[Records with drawing code]

========================================================================

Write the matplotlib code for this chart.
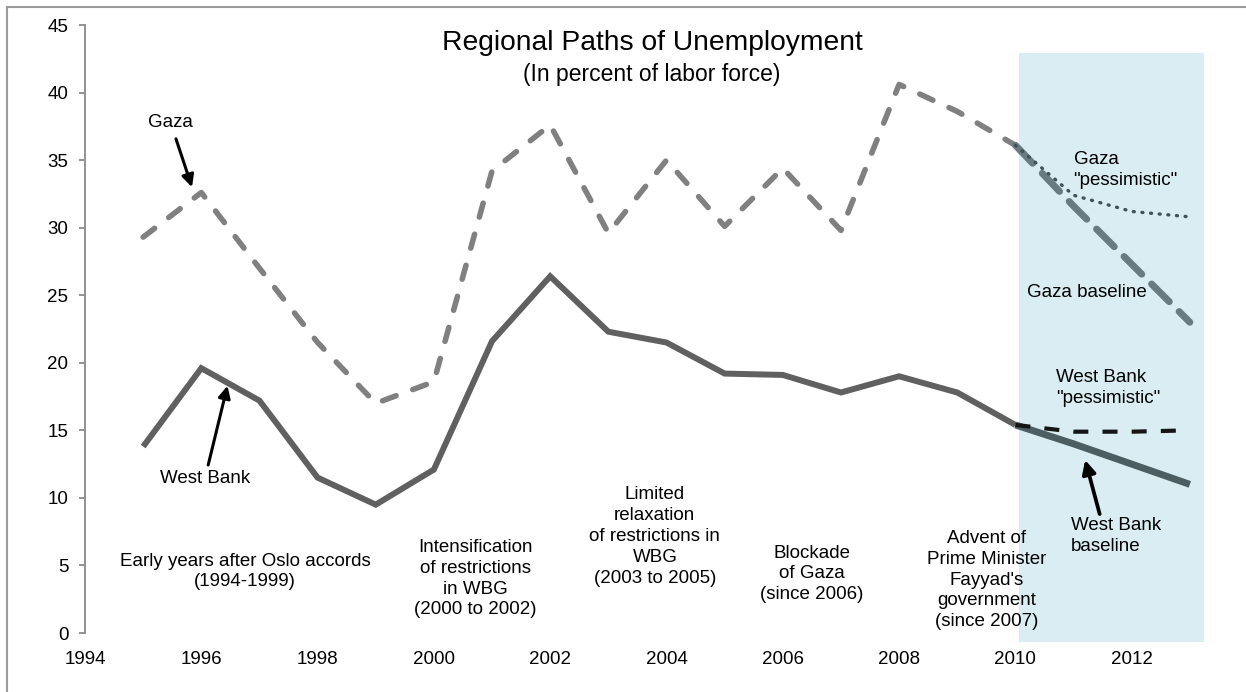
import matplotlib
matplotlib.use("Agg")
import matplotlib.pyplot as plt
from matplotlib.patches import Rectangle
from matplotlib.lines import Line2D

plt.rcParams['font.family'] = ['Liberation Sans', 'DejaVu Sans']

# ---- data ----
years_hist = [1995, 1996, 1997, 1998, 1999, 2000, 2001, 2002, 2003, 2004,
              2005, 2006, 2007, 2008, 2009, 2010]
gaza_hist = [29.3, 32.6, 27.0, 21.5, 17.0, 18.6, 34.2, 37.6, 29.6, 35.0,
             30.1, 34.4, 29.8, 40.6, 38.6, 36.1]
wb_hist = [13.8, 19.6, 17.2, 11.5, 9.5, 12.1, 21.6, 26.4, 22.3, 21.5,
           19.2, 19.1, 17.8, 19.0, 17.8, 15.4]

years_proj = [2010, 2011, 2012, 2013]
gaza_baseline = [36.1, 31.6, 27.3, 23.0]
gaza_pessimistic = [36.1, 32.4, 31.2, 30.8]
wb_baseline = [15.4, 14.0, 12.5, 11.0]
wb_pessimistic = [15.4, 14.9, 14.9, 15.0]

x_ticks = [1994, 1996, 1998, 2000, 2002, 2004, 2006, 2008, 2010, 2012]
y_ticks = [0, 5, 10, 15, 20, 25, 30, 35, 40, 45]

shade_x = [2010.07, 2013.25]
shade_y = [-0.7, 42.9]

W, H = 1246, 692
fig = plt.figure(figsize=(W / 100, H / 100), dpi=100)

# outer frame (top and left visible)
fig.add_artist(Line2D([7 / W, 7 / W], [0, 1 - 7 / H], transform=fig.transFigure,
                      color='#9a9a9a', lw=1.5))
fig.add_artist(Line2D([7 / W, 1], [1 - 7 / H, 1 - 7 / H], transform=fig.transFigure,
                      color='#9a9a9a', lw=1.5))

ax = fig.add_axes([85 / W, 59 / H, (1215 - 85) / W, (633 - 25) / H])
ax.set_xlim(1994, 1994 + (1215 - 85) / 58.15)
ax.set_ylim(0, 45)

# shaded projection region
ax.add_patch(Rectangle((shade_x[0], shade_y[0]), shade_x[1] - shade_x[0],
                       shade_y[1] - shade_y[0], facecolor='#d9edf2',
                       edgecolor='none', clip_on=False, zorder=0))

# historical lines
ax.plot(years_hist, wb_hist, color='#606060', lw=4.3, solid_joinstyle='miter',
        solid_capstyle='butt', zorder=3)
ax.plot(years_hist, gaza_hist, color='#808080', lw=4.0, dashes=(2.6, 3.2),
        dash_capstyle='round', zorder=3)

# projections
ax.plot(years_proj, wb_baseline, color='#4d5e62', lw=5.0, solid_capstyle='butt', zorder=3)
ax.plot(years_proj, wb_pessimistic, color='#151515', lw=3.0, dashes=(3.6, 3.4),
        dash_capstyle='butt', zorder=4)
ax.plot(years_proj, gaza_baseline, color='#687b80', lw=5.0, dashes=(3.6, 2.0),
        dash_capstyle='round', zorder=3)
ax.plot(years_proj, gaza_pessimistic, color='#3f5357', lw=2.4, dashes=(0.3, 2.3),
        dash_capstyle='round', zorder=4)

# axes styling
for s in ['top', 'right', 'bottom']:
    ax.spines[s].set_visible(False)
ax.spines['left'].set_color('#8a8a8a')
ax.spines['left'].set_linewidth(1.3)
ax.set_xticks(x_ticks)
ax.set_yticks(y_ticks)
ax.tick_params(axis='x', length=0, pad=13, labelsize=13.5)
ax.tick_params(axis='y', length=4, width=1.3, color='#8a8a8a', pad=8, labelsize=13.5)
ax.set_xticklabels([str(v) for v in x_ticks])
ax.set_yticklabels([str(v) for v in y_ticks])

# titles
fig.text(652 / W, 1 - 43 / H, 'Regional Paths of Unemployment', ha='center',
         va='center', fontsize=20.3)
fig.text(652 / W, 1 - 74 / H, '(In percent of labor force)', ha='center',
         va='center', fontsize=16.5)

fs = 13.5
ls = 1.3

# series labels with arrows
ax.annotate('Gaza', xy=(1995.84, 33.0), xytext=(1995.47, 37.8),
            ha='center', va='center', fontsize=fs,
            arrowprops=dict(arrowstyle='-|>', color='black', lw=2.2,
                            mutation_scale=18, shrinkA=4, shrinkB=0))
ax.annotate('West Bank', xy=(1996.45, 18.3), xytext=(1996.06, 11.4),
            ha='center', va='center', fontsize=fs,
            arrowprops=dict(arrowstyle='-|>', color='black', lw=2.2,
                            mutation_scale=18, shrinkA=2, shrinkB=0))
ax.annotate('West Bank\nbaseline', xy=(2011.2, 12.8), xytext=(2010.95, 8.6),
            ha='left', va='top', fontsize=fs, linespacing=ls,
            arrowprops=dict(arrowstyle='-|>', color='black', lw=2.7,
                            mutation_scale=20, shrinkA=0, shrinkB=0,
                            relpos=(0.33, 1.0)))

ax.text(2010.7, 18.15, 'West Bank\n"pessimistic"', ha='left', va='center',
        fontsize=fs, linespacing=ls)
ax.text(2011.0, 34.3, 'Gaza\n"pessimistic"', ha='left', va='center',
        fontsize=fs, linespacing=ls)
ax.text(2010.2, 25.2, 'Gaza baseline', ha='left', va='center', fontsize=fs)

# period annotations
ax.text(1996.75, 4.55, 'Early years after Oslo accords\n(1994-1999)', ha='center',
        va='center', fontsize=fs, linespacing=ls)
ax.text(2000.71, 4.03, 'Intensification\nof restrictions\nin WBG\n(2000 to 2002)',
        ha='center', va='center', fontsize=fs, linespacing=ls)
ax.text(2003.8, 7.14, 'Limited\nrelaxation\nof restrictions in\nWBG\n(2003 to 2005)',
        ha='center', va='center', fontsize=fs, linespacing=ls)
ax.text(2006.5, 4.37, 'Blockade\nof Gaza\n(since 2006)', ha='center', va='center',
        fontsize=fs, linespacing=ls)
ax.text(2009.51, 3.92, "Advent of\nPrime Minister\nFayyad's\ngovernment\n(since 2007)",
        ha='center', va='center', fontsize=fs, linespacing=ls)

fig.savefig('out.png', dpi=100)
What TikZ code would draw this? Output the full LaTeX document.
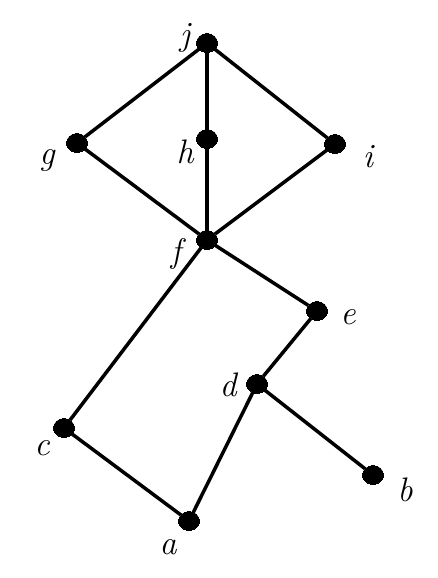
\documentclass[tikz,border=0pt]{standalone}
\usetikzlibrary{shapes.geometric}

\begin{document}
\begin{tikzpicture}[x=1pt, y=-1pt, line width=3.5pt,
    main/.style = {draw, fill, ellipse, inner sep=0pt, minimum width=21pt, minimum height=19pt, line width=0pt},
    lab/.style = {font=\fontsize{34}{40}\selectfont\itshape, inner sep=0pt}]
    \useasboundingbox (0,0) rectangle (438,578);

    \node[main, label={[lab, xshift=-22pt, yshift=5pt]center:j}] (j) at (207,43) {};
    \node[main, label={[lab, xshift=-30pt, yshift=-17pt]center:g}] (g) at (77,143) {};
    \node[main, label={[lab, xshift=-22pt, yshift=-13pt]center:h}] (h) at (207,139) {};
    \node[main, label={[lab, xshift=33pt, yshift=-13pt]center:i}] (i) at (335,144) {};
    \node[main, label={[lab, xshift=-31pt, yshift=-14pt]center:f}] (f) at (207,240) {};
    \node[main, label={[lab, xshift=31pt, yshift=-6pt]center:e}] (e) at (317,311) {};
    \node[main, label={[lab, xshift=-29pt, yshift=-1pt]center:d}] (d) at (257,384) {};
    \node[main, label={[lab, xshift=-22pt, yshift=-20pt]center:c}] (c) at (64,428) {};
    \node[main, label={[lab, xshift=32pt, yshift=-15pt]center:b}] (b) at (373,475) {};
    \node[main, label={[lab, xshift=-21pt, yshift=-26pt]center:a}] (a) at (189,521) {};

    \draw (j) -- (g);
    \draw (j) -- (h);
    \draw (j) -- (i);
    \draw (g) -- (f);
    \draw (h) -- (f);
    \draw (i) -- (f);
    \draw (f) -- (e);
    \draw (f) -- (c);
    \draw (e) -- (d);
    \draw (d) -- (b);
    \draw (d) -- (a);
    \draw (c) -- (a);

\end{tikzpicture}
\end{document}
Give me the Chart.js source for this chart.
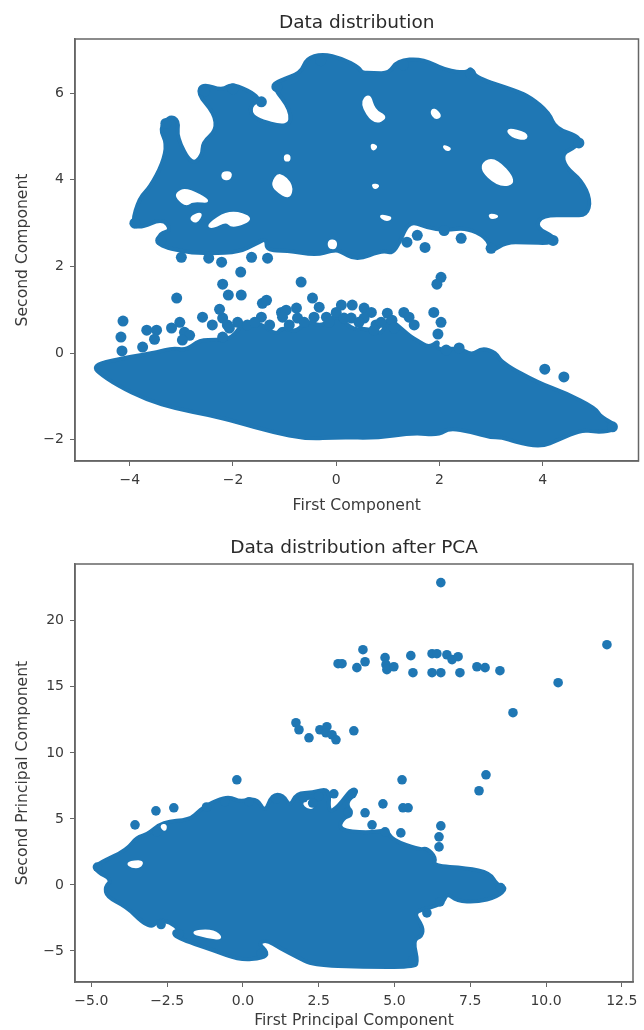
<!DOCTYPE html>
<html><head><meta charset="utf-8">
<style>
html,body{margin:0;padding:0;background:#fff;width:644px;height:1030px;overflow:hidden}
.w{position:absolute;left:0;width:644px}
canvas{filter:blur(0.6px)}
</style>
<script src="https://cdn.jsdelivr.net/npm/chart.js@4"></script>
</head><body>
<div class="w" style="top:0;height:515px"><canvas id="a"></canvas></div>
<div class="w" style="top:525px;height:505px"><canvas id="b"></canvas></div>
<script>
// ---- Data distribution ----
const topXTicks=[-4,-2,0,2,4];
const topYTicks=[-2,0,2,4,6];
const topUpperCluster=[[-3.96,3.00],[-3.81,3.59],[-3.61,3.82],[-3.36,4.38],[-3.28,4.84],[-3.42,5.18],[-3.23,5.48],[-3.05,5.37],[-3.09,4.98],[-2.80,4.33],[-2.59,4.56],[-2.59,4.86],[-2.32,5.14],[-2.36,5.53],[-2.69,5.99],[-2.59,6.22],[-2.20,6.06],[-2.01,6.24],[-1.43,5.88],[-1.68,5.71],[-1.62,5.41],[-0.91,5.18],[-0.87,5.60],[-1.24,6.17],[-1.10,6.29],[-0.68,6.47],[-0.58,6.80],[-0.27,6.91],[0.12,6.80],[0.44,6.59],[0.50,6.47],[0.70,6.47],[1.02,6.45],[1.18,6.75],[1.66,6.80],[2.13,6.52],[2.53,6.47],[2.61,6.59],[2.70,6.36],[3.48,6.06],[3.77,5.90],[4.12,5.55],[4.25,5.18],[4.75,4.98],[4.64,4.75],[4.37,4.61],[4.44,4.29],[4.75,3.99],[4.93,3.53],[4.85,3.18],[4.56,3.18],[3.98,3.18],[3.86,2.90],[4.25,2.67],[4.17,2.53],[3.67,2.56],[3.28,2.56],[3.01,2.33],[2.92,2.67],[2.51,2.90],[2.13,2.83],[1.74,2.90],[1.41,3.06],[1.22,2.53],[1.08,2.30],[0.89,2.37],[0.39,2.14],[0.06,2.37],[-0.08,2.37],[-0.39,2.26],[-0.97,2.37],[-1.35,2.37],[-1.35,2.65],[-1.55,2.53],[-1.87,2.33],[-2.45,2.30],[-2.90,2.33],[-3.48,2.49],[-3.42,2.76],[-3.19,2.83],[-3.36,3.11],[-3.81,2.88]];
const topLowerCluster=[[-4.68,-0.32],[-4.52,-0.21],[-3.81,-0.05],[-3.48,0.02],[-3.17,0.12],[-2.90,0.07],[-2.65,0.30],[-2.32,0.30],[-2.01,0.35],[-1.82,0.69],[-1.49,0.71],[-1.16,0.41],[-1.06,0.60],[-0.77,0.48],[-0.58,0.76],[-0.27,0.60],[0,0.92],[0.31,0.53],[0.58,0.58],[0.89,0.41],[0.99,0.83],[1.18,0.65],[1.45,0.37],[1.56,0.30],[1.80,0.12],[1.99,0.30],[1.93,0.07],[2.38,0.12],[2.63,-0.05],[2.82,0.12],[3.09,0.02],[3.21,-0.23],[3.92,-0.69],[4.44,-0.92],[5.02,-1.27],[5.12,-1.47],[5.43,-1.66],[5.33,-1.80],[5.02,-1.82],[4.75,-1.77],[4.31,-2.00],[3.96,-2.17],[3.48,-2.05],[3.21,-1.94],[2.96,-1.94],[2.63,-1.82],[2.18,-1.73],[1.99,-1.89],[1.47,-1.84],[0.77,-1.96],[0.06,-1.94],[-0.58,-1.98],[-1.24,-1.82],[-1.93,-1.59],[-2.45,-1.43],[-3.09,-1.29],[-3.67,-1.08],[-4.25,-0.74],[-4.62,-0.44]];
const topGaps=[
[[-3.09,3.69],[-2.90,3.80],[-2.40,3.48],[-2.78,3.53],[-2.90,3.41],[-3.07,3.57]],
[[-2.84,3.13],[-2.59,3.25],[-2.71,3.00]],
[[-2.49,2.95],[-2.07,3.29],[-1.58,3.11],[-2.01,2.90],[-2.13,3.06],[-2.40,2.90]],
[[-2.20,4.17],[-2.03,4.17],[-2.07,4.01],[-2.20,4.03]],
[[-1.24,3.92],[-1.10,4.17],[-0.85,3.87],[-0.91,3.57],[-1.16,3.76]],
[[-0.99,4.56],[-0.91,4.56],[-0.91,4.45],[-0.99,4.45]],
[[0.64,5.99],[0.73,5.60],[0.99,5.44],[0.73,5.30],[0.48,5.76]],
[[1.89,5.64],[2.03,5.48],[1.93,5.41],[1.84,5.55]],
[[3.30,5.18],[3.69,5.07],[3.67,4.93],[3.40,5.00]],
[[2.76,4.29],[3.05,4.54],[3.50,3.94],[3.15,3.85]],
[[0.83,3.18],[1.08,3.13],[0.97,3.06]],
[[2.96,3.20],[3.15,3.16],[3.01,3.11]],
[[0.68,4.82],[0.79,4.77],[0.71,4.68]],
[[0.70,3.89],[0.83,3.87],[0.75,3.80]],
[[2.07,4.79],[2.22,4.72],[2.14,4.68]],
[[-0.14,2.60],[0,2.58],[-0.02,2.42],[-0.14,2.44]]];
const topPoints=[[-4.13,0.74],[-4.17,0.37],[-4.15,0.05],[-3.67,0.53],[-3.48,0.53],[-3.52,0.32],[-3.75,0.14],[-3.19,0.58],[-3.03,0.71],[-2.94,0.48],[-2.84,0.41],[-2.98,0.30],[-3.09,1.27],[-2.59,0.83],[-2.40,0.65],[-2.20,0.81],[-2.11,0.65],[-2.26,1.01],[-2.20,0.37],[-2.20,1.59],[-2.09,1.34],[-1.84,1.34],[-1.85,1.87],[-1.91,0.71],[-1.45,0.83],[-1.29,0.65],[-1.43,1.15],[-1.35,1.22],[-1.06,0.94],[-0.97,0.99],[-1.04,0.83],[-0.68,1.64],[-0.77,1.04],[-0.75,0.81],[-0.46,1.27],[-0.33,1.06],[-0.43,0.83],[-0.19,0.83],[0.10,1.11],[0,0.94],[0.31,1.11],[0.29,0.81],[0.54,1.04],[0.68,0.94],[0.54,0.81],[0.77,0.65],[0.87,0.71],[0.99,0.92],[1.08,0.76],[1.31,0.94],[1.41,0.83],[1.51,0.65],[1.89,0.94],[2.03,0.71],[1.97,0.44],[2.03,1.75],[1.95,1.59],[4.04,-0.37],[4.41,-0.55],[2.38,0.12],[2.13,0.07],[-3.00,2.21],[-2.47,2.19],[-2.22,2.10],[-1.64,2.21],[-1.33,2.19],[1.72,2.44],[1.37,2.56],[1.57,2.72],[2.42,2.65],[2.09,2.83],[3.00,2.42],
[-2.07,0.58],[-1.72,0.65],[-1.58,0.71],[-0.91,0.65],[-0.62,0.71],[-0.14,0.71],[0.15,0.81],[0.44,0.71],[0.73,0.53],[1.12,0.58],
[-3.30,5.30],[-2.55,6.05],[-2.00,6.10],[-1.45,5.80],[-1.15,6.15],[4.70,4.85],[4.20,2.60],[-3.90,3.00],[-3.40,2.60],[2.60,6.45],[1.30,6.65],[-0.30,6.75],[5.35,-1.70]];
// ---- Data distribution after PCA ----
const pcaXTicks=[-5,-2.5,0,2.5,5,7.5,10,12.5];
const pcaYTicks=[-5,0,5,10,15,20];
const pcaCluster=[[-4.88,1.36],[-4.72,1.67],[-3.83,2.65],[-3.50,3.64],[-3.17,3.79],[-2.64,4.78],[-1.75,4.93],[-1.42,5.69],[-0.86,6.44],[-0.43,6.67],[-0.10,6.29],[0.46,6.59],[0.73,5.46],[0.96,6.82],[1.32,6.82],[1.55,5.91],[1.78,6.97],[2.28,6.97],[2.87,7.35],[2.81,5.46],[3.14,5.91],[3.60,7.35],[3.80,7.05],[3.37,6.22],[3.63,5.31],[3.30,5.08],[3.14,4.17],[4.09,3.94],[4.75,4.17],[4.92,3.41],[5.84,2.65],[6.07,2.80],[6.37,2.05],[6.27,1.44],[7.39,1.29],[8.15,0.91],[8.38,0],[8.71,-0.23],[8.38,-0.91],[7.72,-1.29],[7.06,-1.21],[6.73,-0.61],[6.60,-1.36],[6.17,-1.74],[5.61,-2.05],[5.94,-3.18],[5.91,-3.87],[5.61,-4.17],[5.78,-5.91],[5.61,-6.22],[3.96,-6.22],[2.31,-6.06],[1.78,-5.46],[1.22,-4.78],[0.79,-4.17],[0.50,-4.40],[0.83,-5.15],[0.66,-5.53],[-0.10,-5.69],[-0.99,-4.93],[-2.18,-4.02],[-2.31,-3.56],[-2.08,-3.41],[-2.41,-2.80],[-2.81,-2.65],[-2.97,-3.18],[-3.30,-2.88],[-3.83,-1.67],[-4.49,-0.91],[-4.55,-0.15],[-4.32,0.38],[-4.79,0.99]];
const pcaGaps=[
[[-3.83,1.67],[-3.30,1.82],[-3.40,1.36],[-3.66,1.36]],
[[-1.75,-3.56],[-0.99,-3.41],[-0.66,-4.09],[-1.19,-3.94]],
[[1.98,6.22],[2.31,6.44],[2.31,5.84],[2.15,5.84]],
[[-2.71,4.47],[-2.54,4.55],[-2.57,4.09]]];
const pcaPoints=[[-3.56,4.55],[-2.87,5.61],[-2.28,5.84],[-0.20,7.96],[-2.84,4.02],[4.62,6.14],[5.45,5.84],[5.28,5.84],[4.03,5.46],[3.47,5.53],[4.26,4.55],[5.21,3.94],[4.69,4.02],[6.53,4.47],[6.47,3.64],[6.47,2.88],[7.79,7.13],[5.25,7.96],[6.07,-2.12],[6.50,-1.29],[6.53,22.89],[12.01,18.19],[10.40,15.31],[8.91,13.04],[8.02,8.34],[3.96,17.81],[4.03,16.90],[3.76,16.45],[3.14,16.75],[3.27,16.75],[4.69,17.21],[4.72,16.68],[4.75,16.30],[4.98,16.52],[5.54,17.36],[5.61,16.07],[6.24,17.51],[6.40,17.51],[6.24,16.07],[6.53,16.07],[6.73,17.43],[6.90,17.06],[7.10,17.28],[7.16,16.07],[7.72,16.52],[7.99,16.45],[8.48,16.22],[1.75,12.28],[1.85,11.75],[2.18,11.14],[2.54,11.75],[2.77,11.98],[2.74,11.52],[2.94,11.37],[3.07,10.99],[3.66,11.67],
[-1.20,5.90],[-0.60,6.30],[0.20,6.30],[1.10,6.50],[2.00,6.60],[2.50,6.70],[3.00,6.90],[3.60,6.90],[-4.80,1.35],[8.50,-0.20],[-2.70,-3.00],[0.60,-5.20],[-2.10,-3.70],[5.60,-5.70],[2.30,6.20]];

const BLUE='#1f77b4', INK='#3a3a3a', EDGE='#666666';
const pts=a=>a.map(p=>({x:p[0],y:p[1]}));
const minus=v=>String(v).replace('-','\u2212');
const frame={id:'frame',afterDraw(c){const a=c.chartArea,g=c.ctx;g.save();g.strokeStyle=EDGE;g.lineWidth=1.5;g.strokeRect(a.left,a.top,a.width,a.height);g.restore();}};
// Fills each outlined region through the pixel positions Chart.js computed for its points,
// rounding corners with curves through the edge midpoints.
const regions={id:'regions',beforeDatasetsDraw(c){
 const g=c.ctx,a=c.chartArea;g.save();g.beginPath();g.rect(a.left,a.top,a.width,a.height);g.clip();
 c.data.datasets.forEach((d,i)=>{ if(!d.regionColor) return;
  const el=c.getDatasetMeta(i).data,n=el.length;g.beginPath();
  const mid=(p,q)=>({x:(p.x+q.x)/2,y:(p.y+q.y)/2});
  const s=mid(el[n-1],el[0]);g.moveTo(s.x,s.y);
  el.forEach((p,k)=>{const m=mid(p,el[(k+1)%n]);g.quadraticCurveTo(p.x,p.y,m.x,m.y);});
  g.closePath();
  g.fillStyle=g.strokeStyle=d.regionColor;g.lineJoin='round';g.lineWidth=d.regionEdge;g.fill();g.stroke();});
 g.restore();}};
const region=(arr,color,edge)=>({data:pts(arr),regionColor:color,regionEdge:edge,pointRadius:0,showLine:false});

function build(id,o){
 const ds=[];
 o.clusters.forEach(c=>ds.push(region(c,BLUE,4)));
 o.gaps.forEach(g=>ds.push(region(g,'#ffffff',2.6)));
 ds.push({data:pts(o.points),backgroundColor:BLUE,borderColor:BLUE,borderWidth:0,pointRadius:o.r});
 new Chart(document.getElementById(id),{type:'scatter',plugins:[regions,frame],data:{datasets:ds},options:{
  responsive:true,maintainAspectRatio:false,animation:false,
  layout:{padding:{left:0,right:o.right,top:0,bottom:0}},
  plugins:{legend:{display:false},tooltip:{enabled:false},
   title:{display:true,fullSize:false,text:o.title,color:'#2a2a2a',font:{family:'DejaVu Sans',size:18.5,weight:'normal'},padding:{top:12,bottom:4.8}}},
  scales:{
   x:{type:'linear',min:o.xr[0],max:o.xr[1],
    afterFit(s){s.height=o.xh;},
    afterBuildTicks(s){s.ticks=o.xt.map(v=>({value:v}));},
    grid:{drawOnChartArea:false,drawTicks:true,tickLength:5,color:EDGE},border:{color:EDGE,width:1.5},
    ticks:{color:INK,font:{family:'DejaVu Sans',size:14},padding:6,maxRotation:0,autoSkip:false,callback:v=>minus(o.fx(v))},
    title:{display:true,text:o.xl,color:INK,font:{family:'DejaVu Sans',size:15.6},padding:{top:o.xlPad,bottom:0}}},
   y:{type:'linear',min:o.yr[0],max:o.yr[1],
    afterFit(s){s.width=75;},
    afterBuildTicks(s){s.ticks=o.yt.map(v=>({value:v}));},
    grid:{drawOnChartArea:false,drawTicks:true,tickLength:5,color:EDGE},border:{color:EDGE,width:1.5},
    ticks:{color:INK,font:{family:'DejaVu Sans',size:14},padding:6,autoSkip:false,callback:v=>minus(v)},
    title:{display:true,text:o.yl,color:INK,font:{family:'DejaVu Sans',size:15.6},padding:{top:13.5,bottom:0}}}
  }}});
}
build('a',{title:'Data distribution',right:4,
 xr:[-5.06,5.855],yr:[-2.49,7.25],xt:topXTicks,yt:topYTicks,fx:v=>v,xh:54,xlPad:4,
 xl:'First Component',yl:'Second Component',r:5.5,
 clusters:[topUpperCluster,topLowerCluster],gaps:topGaps,points:topPoints});
build('b',{title:'Data distribution after PCA',right:11,
 xr:[-5.54,12.87],yr:[-7.35,24.3],xt:pcaXTicks,yt:pcaYTicks,fx:v=>v.toFixed(1),xh:48,xlPad:0,
 xl:'First Principal Component',yl:'Second Principal Component',r:4.8,
 clusters:[pcaCluster],gaps:pcaGaps,points:pcaPoints});
</script>
</body></html>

========================================================================

Directions for this task:
Go to the line containing "What TikZ code" and copy exactly from there through the line containing "(0,0) rectangle (438,578);", both included, and nothing more. Pictures are excluded.

Full output:
What TikZ code would draw this? Output the full LaTeX document.
\documentclass[tikz,border=0pt]{standalone}
\usetikzlibrary{shapes.geometric}

\begin{document}
\begin{tikzpicture}[x=1pt, y=-1pt, line width=3.5pt,
    main/.style = {draw, fill, ellipse, inner sep=0pt, minimum width=21pt, minimum height=19pt, line width=0pt},
    lab/.style = {font=\fontsize{34}{40}\selectfont\itshape, inner sep=0pt}]
    \useasboundingbox (0,0) rectangle (438,578);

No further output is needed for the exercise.